++++ Dataset rows
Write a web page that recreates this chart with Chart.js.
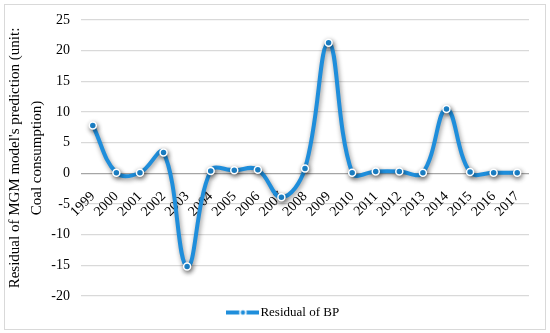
++++++++
++++ Dataset rows
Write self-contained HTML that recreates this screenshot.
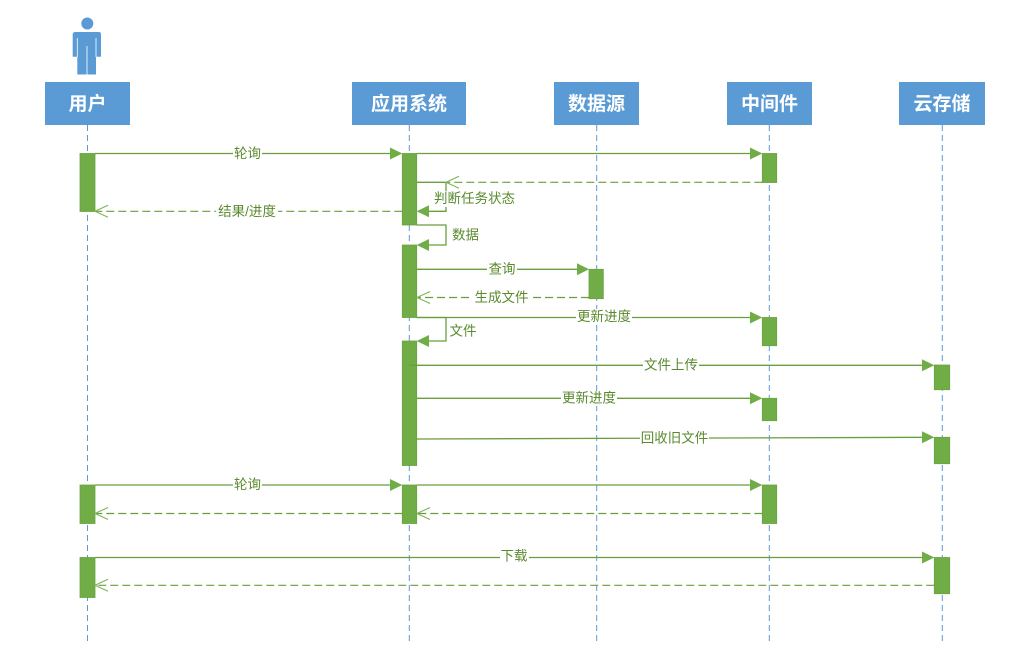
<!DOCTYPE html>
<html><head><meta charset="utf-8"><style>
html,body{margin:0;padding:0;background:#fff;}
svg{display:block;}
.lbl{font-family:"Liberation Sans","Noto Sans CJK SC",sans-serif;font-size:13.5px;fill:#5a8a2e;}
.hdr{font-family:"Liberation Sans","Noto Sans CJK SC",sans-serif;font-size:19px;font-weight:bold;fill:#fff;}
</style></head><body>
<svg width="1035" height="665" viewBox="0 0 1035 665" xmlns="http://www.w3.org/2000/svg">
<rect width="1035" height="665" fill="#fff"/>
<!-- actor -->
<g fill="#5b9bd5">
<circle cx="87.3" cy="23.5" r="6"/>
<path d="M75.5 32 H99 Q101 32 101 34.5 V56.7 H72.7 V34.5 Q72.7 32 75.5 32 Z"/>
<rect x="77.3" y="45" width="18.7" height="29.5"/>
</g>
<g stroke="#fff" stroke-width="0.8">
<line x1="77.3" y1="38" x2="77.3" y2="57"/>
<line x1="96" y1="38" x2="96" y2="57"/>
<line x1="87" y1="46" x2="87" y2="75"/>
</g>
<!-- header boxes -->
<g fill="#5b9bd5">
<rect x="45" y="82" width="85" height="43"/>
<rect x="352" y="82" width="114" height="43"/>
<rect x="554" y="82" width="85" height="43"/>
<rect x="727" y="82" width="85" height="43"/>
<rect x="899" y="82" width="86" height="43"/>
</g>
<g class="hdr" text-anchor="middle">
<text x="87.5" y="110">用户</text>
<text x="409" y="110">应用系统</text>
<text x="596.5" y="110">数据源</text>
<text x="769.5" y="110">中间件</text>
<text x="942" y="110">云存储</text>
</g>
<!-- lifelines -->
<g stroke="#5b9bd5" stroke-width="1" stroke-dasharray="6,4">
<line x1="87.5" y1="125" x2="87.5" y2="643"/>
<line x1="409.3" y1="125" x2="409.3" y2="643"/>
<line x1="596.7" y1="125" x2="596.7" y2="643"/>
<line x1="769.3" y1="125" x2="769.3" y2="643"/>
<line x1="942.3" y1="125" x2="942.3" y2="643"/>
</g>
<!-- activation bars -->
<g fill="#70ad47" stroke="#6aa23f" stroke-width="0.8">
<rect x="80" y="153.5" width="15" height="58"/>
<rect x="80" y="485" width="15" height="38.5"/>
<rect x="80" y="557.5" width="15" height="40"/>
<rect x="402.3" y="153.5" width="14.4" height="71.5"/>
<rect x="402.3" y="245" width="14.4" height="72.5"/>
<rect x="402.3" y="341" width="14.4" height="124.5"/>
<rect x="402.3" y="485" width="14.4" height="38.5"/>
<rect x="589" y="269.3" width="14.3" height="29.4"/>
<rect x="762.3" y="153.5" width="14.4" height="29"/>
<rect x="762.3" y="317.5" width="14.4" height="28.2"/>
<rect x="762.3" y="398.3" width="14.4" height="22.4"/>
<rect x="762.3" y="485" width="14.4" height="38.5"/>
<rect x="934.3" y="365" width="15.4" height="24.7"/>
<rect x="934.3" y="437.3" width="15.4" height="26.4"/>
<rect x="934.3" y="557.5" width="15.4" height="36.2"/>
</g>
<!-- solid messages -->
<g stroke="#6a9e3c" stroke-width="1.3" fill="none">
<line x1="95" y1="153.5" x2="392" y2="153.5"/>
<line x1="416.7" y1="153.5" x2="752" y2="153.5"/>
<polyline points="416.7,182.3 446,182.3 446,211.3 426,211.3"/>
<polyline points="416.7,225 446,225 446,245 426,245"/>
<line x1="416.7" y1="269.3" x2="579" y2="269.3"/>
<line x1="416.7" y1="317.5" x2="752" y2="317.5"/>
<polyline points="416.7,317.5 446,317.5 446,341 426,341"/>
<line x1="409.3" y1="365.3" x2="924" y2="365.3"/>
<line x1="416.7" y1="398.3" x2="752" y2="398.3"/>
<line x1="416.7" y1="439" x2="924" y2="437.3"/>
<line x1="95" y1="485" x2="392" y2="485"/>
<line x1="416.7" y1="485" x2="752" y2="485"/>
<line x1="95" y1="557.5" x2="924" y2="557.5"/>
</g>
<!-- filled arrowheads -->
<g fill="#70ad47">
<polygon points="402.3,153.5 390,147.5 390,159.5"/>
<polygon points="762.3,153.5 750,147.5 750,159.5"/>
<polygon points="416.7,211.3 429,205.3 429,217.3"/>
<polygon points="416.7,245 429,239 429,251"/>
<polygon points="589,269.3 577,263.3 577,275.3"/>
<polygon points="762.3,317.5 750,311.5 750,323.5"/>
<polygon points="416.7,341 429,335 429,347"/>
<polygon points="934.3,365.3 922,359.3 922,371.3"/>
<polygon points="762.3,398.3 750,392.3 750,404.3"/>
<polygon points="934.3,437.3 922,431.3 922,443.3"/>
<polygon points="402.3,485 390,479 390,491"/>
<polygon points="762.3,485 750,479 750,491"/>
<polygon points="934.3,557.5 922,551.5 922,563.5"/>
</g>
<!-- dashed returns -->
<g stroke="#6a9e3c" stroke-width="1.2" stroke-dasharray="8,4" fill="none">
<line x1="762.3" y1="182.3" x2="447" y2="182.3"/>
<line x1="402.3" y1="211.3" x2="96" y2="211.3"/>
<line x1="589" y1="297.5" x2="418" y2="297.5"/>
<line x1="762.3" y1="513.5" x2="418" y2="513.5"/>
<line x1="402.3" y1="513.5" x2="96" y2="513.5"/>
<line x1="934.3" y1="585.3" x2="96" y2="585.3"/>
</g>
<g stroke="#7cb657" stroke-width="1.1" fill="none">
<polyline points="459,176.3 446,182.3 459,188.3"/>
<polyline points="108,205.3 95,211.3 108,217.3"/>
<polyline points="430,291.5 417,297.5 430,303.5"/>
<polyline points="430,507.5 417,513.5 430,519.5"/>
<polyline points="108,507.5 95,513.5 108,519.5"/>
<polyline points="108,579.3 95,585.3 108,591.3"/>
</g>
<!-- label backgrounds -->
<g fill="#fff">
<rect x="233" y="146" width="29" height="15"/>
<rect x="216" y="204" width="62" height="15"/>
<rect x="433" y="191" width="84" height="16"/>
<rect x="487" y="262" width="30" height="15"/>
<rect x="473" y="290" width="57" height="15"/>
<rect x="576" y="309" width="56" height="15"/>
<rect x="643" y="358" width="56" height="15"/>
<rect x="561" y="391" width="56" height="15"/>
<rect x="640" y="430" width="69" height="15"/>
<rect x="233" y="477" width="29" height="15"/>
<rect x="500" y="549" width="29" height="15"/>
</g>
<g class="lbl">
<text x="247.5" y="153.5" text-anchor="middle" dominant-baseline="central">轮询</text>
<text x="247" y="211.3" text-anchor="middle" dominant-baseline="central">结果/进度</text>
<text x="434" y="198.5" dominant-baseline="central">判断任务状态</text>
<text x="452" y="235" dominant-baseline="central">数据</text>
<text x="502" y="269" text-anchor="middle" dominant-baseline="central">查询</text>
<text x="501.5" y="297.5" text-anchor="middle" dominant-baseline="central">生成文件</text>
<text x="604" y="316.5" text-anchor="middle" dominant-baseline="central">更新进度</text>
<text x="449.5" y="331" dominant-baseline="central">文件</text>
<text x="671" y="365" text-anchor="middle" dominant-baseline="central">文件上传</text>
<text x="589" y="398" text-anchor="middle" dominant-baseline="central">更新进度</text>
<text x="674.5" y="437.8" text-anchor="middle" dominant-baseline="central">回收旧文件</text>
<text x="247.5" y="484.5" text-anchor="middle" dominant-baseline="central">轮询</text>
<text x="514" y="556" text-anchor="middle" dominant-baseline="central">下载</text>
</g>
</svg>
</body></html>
++++++++
▶ **Problem statement**: From the listing above, copy all lines holding the word "recreates".

▶ **Complete answer**:
Write a web page that recreates this chart with Chart.js.
Write self-contained HTML that recreates this screenshot.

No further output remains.